Assume each cube has either:

1. All white faces ($1$ colouring)
2. $1$ black face ($6$ colourings)
3. $2$ black faces ($\binom{6}{2}=15$ colorings)
4. $3$ black faces not all adjacent to a single corner ($\binom{6}{3}-8=12$ colorings)

There are therfore $(1+6+15+12)^n=34^n$ colourings of type 1,2,3 and 4.

We have over counted, though, because amongst these $34^n$ colourings there are $(12+3)^n=15^n$ where all $n$ cubes have $3$ black faces (described by 4 above) or $2$ opposite black faces ($3$ of the $15$ described by 2 above).

Also, amongst the $34^n$ there are $\binom{n}{1}\cdot (12+6+1)\cdot 15^{n-1}$ colourings where exactly $n-1$ cubes have $3$ black faces (described by 4 above) or $2$ opposite black faces ($3$ of the $15$ described by 2 above) and only $1$ cube has either $2$ adjacent black faces ($12$ of the $15$ described by 2 above) or $1$ black face (described by 2 above) or all white faces (as described by 1 above).
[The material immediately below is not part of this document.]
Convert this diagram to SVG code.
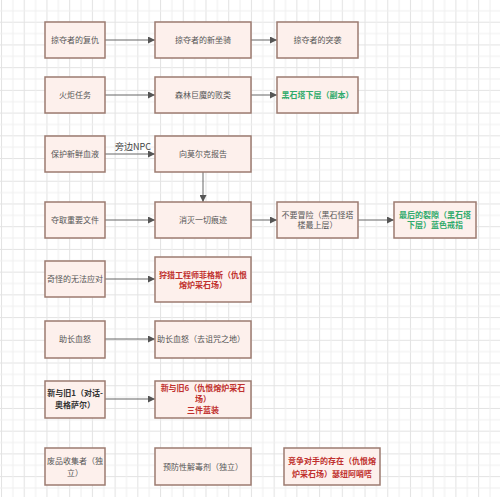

Subtracting these two cases from $34^n$ gives valid colourings:

$$34^n-15^n-19n\cdot 15^{n-1}$$

and since there are $2^{6n}$ total colourings of $n$ cubes the desired probability is:

$$\frac{34^n-15^n-19n\cdot 15^{n-1}}{2^{6n}}\tag{Answer}$$

I will leave the generating function approach but it yields, in this case, an egf for valid colourings: $e^{34z}-19ze^{15z}-e^{15z}$.